UK house prices
First-time buyers will find it increasingly harder to get on the ladder says RICS. Reuters

Sales of UK houses rose to a six-year high in March as buyers cashed in on better access to mortgage finance, but raising fears that first-time buyers will find it increasingly difficult to join the market.

The Royal Institution of Chartered Surveyors said its seasonally adjusted house price balance, which measures the percentage of surveyors reporting a house price increase in their designated area, rose to +57 in March from an upwardly revised +47 the previous month. Analysts had expected +43 for the month.

Respondents sold on average 22.7 homes in the quarter, the highest number since February 2008. The March reading was close to November's +58, which was the highest since June 2002.

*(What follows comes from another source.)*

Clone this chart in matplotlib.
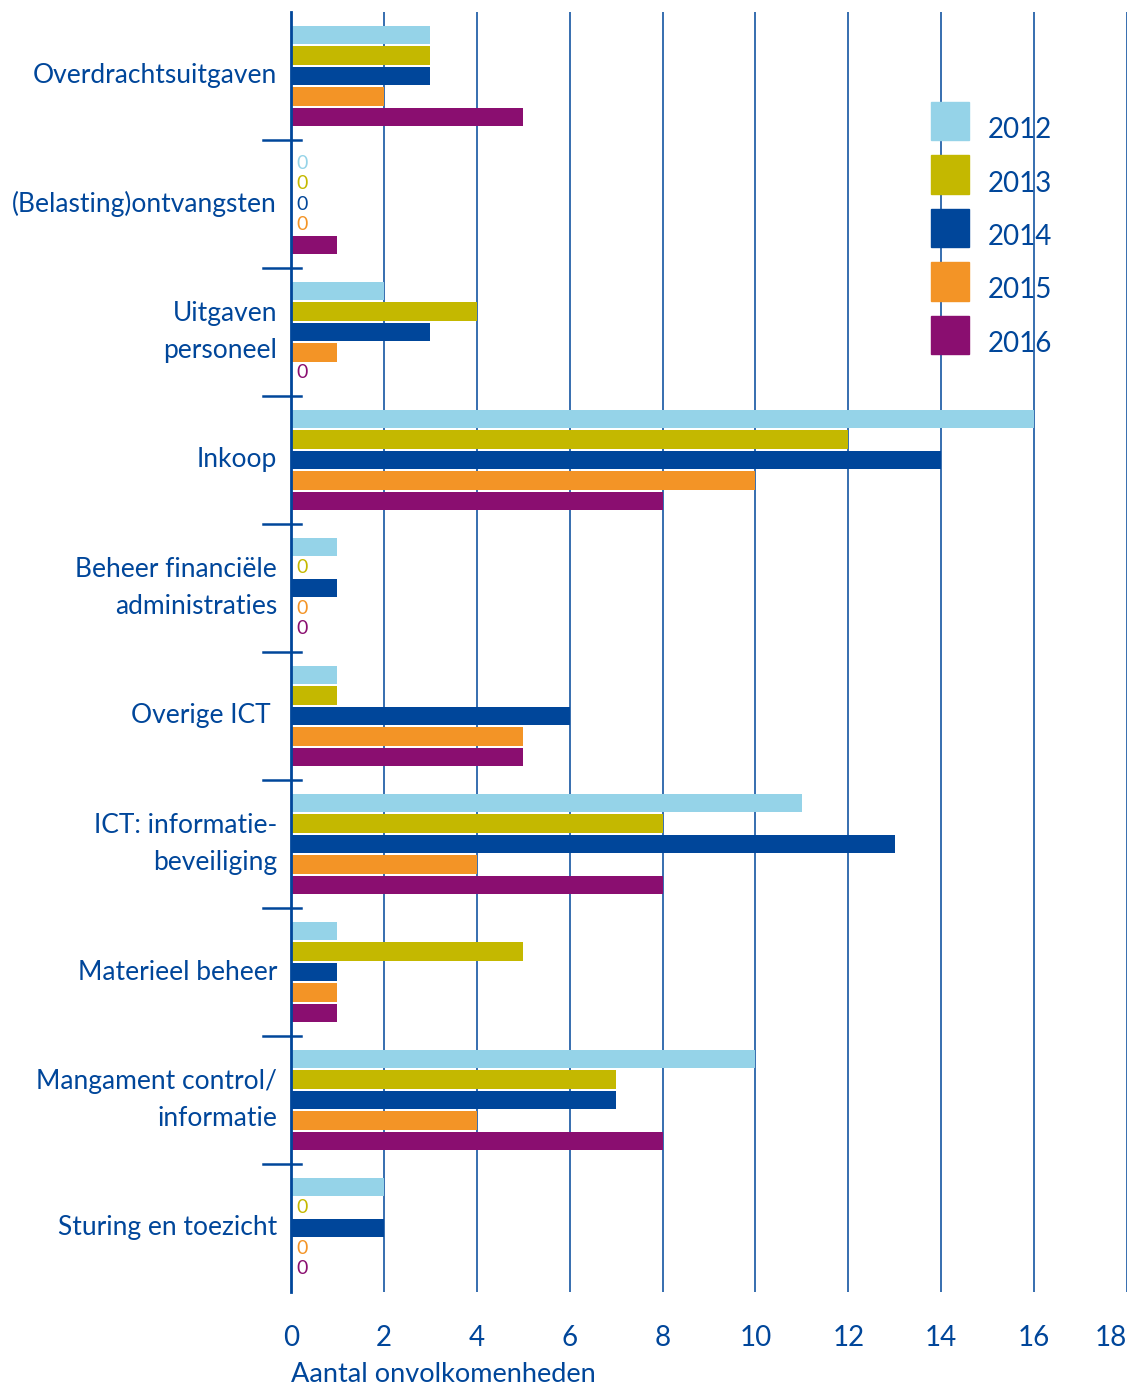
import numpy as np
import matplotlib
matplotlib.use("Agg")
import matplotlib.pyplot as plt
from matplotlib.patches import Rectangle

plt.rcParams["font.family"] = ["Lato", "DejaVu Sans"]

# ---------------------------------------------------------------------------
# data
# ---------------------------------------------------------------------------
categories = [
    "Overdrachtsuitgaven",
    "(Belasting)ontvangsten",
    "Uitgaven\npersoneel",
    "Inkoop",
    "Beheer financiële\nadministraties",
    "Overige ICT ",
    "ICT: informatie-\nbeveiliging",
    "Materieel beheer",
    "Mangament control/\ninformatie",
    "Sturing en toezicht",
]
years = ["2012", "2013", "2014", "2015", "2016"]
v2012 = [3, 0, 2, 16, 1, 1, 11, 1, 10, 2]
v2013 = [3, 0, 4, 12, 0, 1, 8, 5, 7, 0]
v2014 = [3, 0, 3, 14, 1, 6, 13, 1, 7, 2]
v2015 = [2, 0, 1, 10, 0, 5, 4, 1, 4, 0]
v2016 = [5, 1, 0, 8, 0, 5, 8, 1, 8, 0]
series = [v2012, v2013, v2014, v2015, v2016]
colors = ["#95d3e8", "#c4b800", "#00469a", "#f39426", "#8a0e70"]
xticks = [0, 2, 4, 6, 8, 10, 12, 14, 16, 18]

BLUE = "#00469a"
W, H = 1134, 1390
FS = 19

fig = plt.figure(figsize=(W / 100, H / 100), dpi=100)
ax = fig.add_axes([291 / W, 1 - 1292 / H, (1127 - 291) / W, (1292 - 12) / H])

y = np.arange(len(categories))
step, bh = 0.16, 0.142
for k, (vals, col) in enumerate(zip(series, colors)):
    pos = y + (k - 2) * step
    ax.barh(pos, vals, height=bh, color=col, zorder=3)
    for p, v in zip(pos, vals):
        if v == 0:
            ax.text(0.12, p, "0", color=col, fontsize=14, va="center",
                    ha="left", zorder=4)

ax.set_xlim(0, 18)
ax.set_ylim(len(categories) - 0.5, -0.5)
ax.set_xticks(xticks)
ax.set_xticklabels([str(t) for t in xticks])
ax.get_xticklabels()[-1].set_horizontalalignment("right")
ax.set_yticks(y)
ax.set_yticklabels(categories, ha="right", va="center", linespacing=1.6)
ax.tick_params(axis="y", length=0, pad=10, labelsize=FS, labelcolor=BLUE)
ax.tick_params(axis="x", length=0, pad=24, labelsize=FS + 1, labelcolor=BLUE)

ax.grid(axis="x", color=BLUE, lw=1.1, zorder=1)
for s in ["top", "right", "bottom"]:
    ax.spines[s].set_visible(False)
ax.spines["left"].set_color(BLUE)
ax.spines["left"].set_linewidth(2)
ax.spines["left"].set_zorder(5)

# group separators on the category axis
trans = ax.get_yaxis_transform()
for b in y[:-1] + 0.5:
    ax.plot([-28 / 836, 10 / 836], [b, b], color=BLUE, lw=1.8,
            transform=trans, clip_on=False, zorder=5)

ax.set_xlabel("Aantal onvolkomenheden", fontsize=FS + 0.5, color=BLUE,
              loc="left", labelpad=8)

# legend: square swatches with year labels set slightly low
for i, (yr, col) in enumerate(zip(years, colors)):
    top = 102 + i * 53.5
    fig.add_artist(Rectangle((931 / W, 1 - (top + 38) / H), 38 / W, 38 / H,
                             transform=fig.transFigure, color=col))
    fig.text(988 / W, 1 - (top + 28) / H, yr, fontsize=FS + 1, color=BLUE,
             ha="left", va="center")

fig.savefig("out.png", dpi=100)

"Now that the housing market recovery is well and truly under way and mortgage finance is more readily available, buyers seem to be looking to test the market right across the country, not just in the usual hot spots of the South East," Simon Rubinsohn, RICS chief economist, said.

Outside London and the South East, the South West and the East Midlands experienced the most noticeable growth in prices, according to the institution.

Despite the encouraging signs, the UK housing market continues to suffer from a lack of new homes coming onto the market, RICS added. New instructions from vendors continued to fall in most parts of the country in March.

The imbalance between supply and demand is not expected to change any time soon, and surveyors are expecting more increases in house prices during the summer.

"For the market to operate effectively, we desperately need more homes in areas where people want to buy and want to live," Rubinsohn added.

"Until this happens we're likely to see prices continue to increase and it is going to be ever harder for many first-time buyers to conceive of ever owning their own home."